How proud of our green glitterati are we this summer? Seriously, who'd have imagined Entourage's eco-warrior Adrian Grenier would take ex-con Paris Hilton under his wing to help her find an environmentally friendly crib? Reportedly, Grenier told the heiress, "You're the most photographed woman in the world. Think what you could do if you used that attention to bring light to a cause."
New "friends" Paris and Adrian
This newest eco "we're just friends" couple has been snapped at recent events, including Leonardo DiCaprio's 11th Hour premiere. Maybe Grenier's just the guy to get Hilton to make good on her post-jail pledge to make the world a better place.
Down Under, Cate Blanchett is doing her share by driving less and installing 30 timers throughout her home as a way to prevent water waste. The 38-year-old activist-actress is also featured in the Australian Conservation Foundation's online campaign,
Who on Earth Cares, which keeps a tally of the total CO2 emissions savings on the continent.
Perhaps Blanchett will take her eco-activism further and insist that Footprint Films Fund, a new U.K. venture that will lend green funds to independent international film projects, finance her next film. As one of the fund managers explained it: "[It] could be used to offset things like travel, electricity and food production. People are keen to make films green, and we'll also be promoting things like recycling."
Natalie Portman in National Geographic's "This Bulb" video
Back on American soil, One Tree Hill actress Sophia Bush spent a recent weekend helping clean Wrightsville Beach in North Carolina as part of the Barefoot Wine Beach Rescue Project. Nearby, East Coast glam dolls Natalie Portman, Kyra Sedgwick and Chloe Sevigny taped a National Geographic "This Bulb" video extolling the benefits of switching to compact fluorescent light bulbs. On the West Coast, under the flash of pap bulbs, Sarah Michelle Gellar shopped at Trader Joe's grocery with her own reusable bags in hand. Way to slay, Buffy.
Brad in New Orleans
For more serious-minded endeavors, this past week Brad Pitt toured a New Orleans construction site for an enviro-friendly house. The three-bedroom, single-family home is the first of five planned based on a design competition Pitt supported for Global Green USA. Some of the home's green features include energy-saving appliances, a cistern, toilets designed for water conservation, soy-based insulation, paperless drywall, a solar-paneled roof and nontoxic repellent for mold and termites. "A lot of thought has gone into this house," Pitt said while touring the site.
Archbishop Desmond Tutu
Even the holy go green: Archbishop Desmond Tutu recorded a message to support the group Global Cool. "Like many big problems facing the world today, the power to solve global warming lies within the heart and the actions of the individual and begins very much at home," the South African Nobel Peace Prize Laureate said in his message. "However, the consequences of doing nothing are far-reaching, and will affect everyone from Africa to the United Kingdom, to America and beyond. And global warming is not something that is going to happen in the future; it is already happening now. We are seeing floods in Kenya, in Mozambique, and devastating droughts all the result of climate change. We can do something to halt the dangerous changes that come with climate change." We'll pray to that.
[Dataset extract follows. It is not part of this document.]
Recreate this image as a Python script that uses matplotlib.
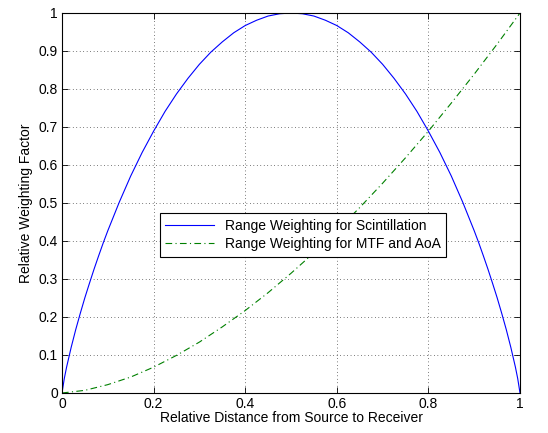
import matplotlib
matplotlib.use("Agg")
import matplotlib.pyplot as plt

# scintillation range weighting, left half up to the peak
x_half = [0, 0.005, 0.01, 0.02, 0.03, 0.04, 0.05, 0.06, 0.07, 0.08, 0.09, 0.1, 0.125, 0.15,
          0.175, 0.2, 0.225, 0.25, 0.275, 0.3, 0.325, 0.35, 0.375, 0.4, 0.425, 0.45, 0.475, 0.5]
y_half = [0, 0.038, 0.068, 0.120, 0.167, 0.210, 0.251, 0.289, 0.326, 0.361, 0.395, 0.427,
          0.502, 0.571, 0.633, 0.689, 0.741, 0.787, 0.828, 0.865, 0.897, 0.924, 0.948, 0.967,
          0.981, 0.992, 0.998, 1.0]
# the curve is symmetric about the midpoint
x_scint = x_half + [round(1 - v, 3) for v in reversed(x_half[:-1])]
y_scint = y_half + list(reversed(y_half[:-1]))

# MTF / AoA range weighting
x_mtf = [0, 0.05, 0.1, 0.15, 0.2, 0.25, 0.3, 0.35, 0.4, 0.45, 0.5, 0.55, 0.6, 0.65, 0.7,
         0.75, 0.8, 0.85, 0.9, 0.95, 1]
y_mtf = [0, 0.007, 0.022, 0.042, 0.068, 0.099, 0.134, 0.174, 0.217, 0.264, 0.315, 0.369,
         0.427, 0.488, 0.552, 0.619, 0.689, 0.763, 0.839, 0.918, 1.0]

xticks = [0, 0.2, 0.4, 0.6, 0.8, 1]
yticks = [0, 0.1, 0.2, 0.3, 0.4, 0.5, 0.6, 0.7, 0.8, 0.9, 1]
tick_labels_x = ["0", "0.2", "0.4", "0.6", "0.8", "1"]
tick_labels_y = ["0", "0.1", "0.2", "0.3", "0.4", "0.5", "0.6", "0.7", "0.8", "0.9", "1"]

plt.rcParams["font.family"] = ["Liberation Sans", "DejaVu Sans"]
plt.rcParams["font.size"] = 10

fig = plt.figure(figsize=(5.48, 4.33), dpi=100)
ax = fig.add_axes([62 / 548, 1 - 393 / 433, 458 / 548, 380 / 433])

ax.plot(x_scint, y_scint, color="#0000ff", lw=0.8, label="Range Weighting for Scintillation")
ax.plot(x_mtf, y_mtf, color="#008000", lw=0.8, ls=(0, (6, 3, 1, 3)),
        label="Range Weighting for MTF and AoA")

ax.set_xlim(0, 1); ax.set_ylim(0, 1)
ax.set_xticks(xticks); ax.set_xticklabels(tick_labels_x)
ax.set_yticks(yticks); ax.set_yticklabels(tick_labels_y)
ax.tick_params(direction="in", top=True, right=True, length=4, width=0.6, pad=3)
ax.grid(True, color="black", ls=(0, (1, 4)), lw=0.5)
for s in ax.spines.values():
    s.set_linewidth(0.8)

ax.set_xlabel("Relative Distance from Source to Receiver", labelpad=0)
ax.set_ylabel("Relative Weighting Factor", labelpad=4)

leg = ax.legend(loc="center", bbox_to_anchor=(303 / 548, 1 - 235 / 433),
                bbox_transform=fig.transFigure, fancybox=False, framealpha=1,
                edgecolor="black", handlelength=3.5, borderpad=0.4, labelspacing=0.3)
leg.get_frame().set_linewidth(0.8)

fig.savefig("out.png", dpi=100)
Here is someone who could use green enlightenment: Bette Midler recently cut more than 230 trees around her 58,000-square-foot Kauai, Hawaii, property without a permit. Although most of the slashed trees were nonnative species, some native trees were also removed. The Board of Land and Natural Resources fined the usually eco-aware actress $6,500, and now she will follow a replanting program. While her lawyer claims it was an unfortunate mistake (she was cutting the trees with the idea of improving the lot with native species), Midler's no wind beneath our green wings right now. Bette, what happened to our Compost Queen?
Finally, while it probably wasn't toxic impurities that forced Hamptons officials to scratch P. Diddy's $100,000 fireworks show for his Labor Day party, it's still a good thing for our ozone layer. The all-white light show was designed to match the all-white dress code for Diddy's elite guest list. TGC wonders whether 37-year-old Sean Combs who raked in an estimated $28 mil last year alone might turn his social-event-of-the-summer white party to green? Just a thought.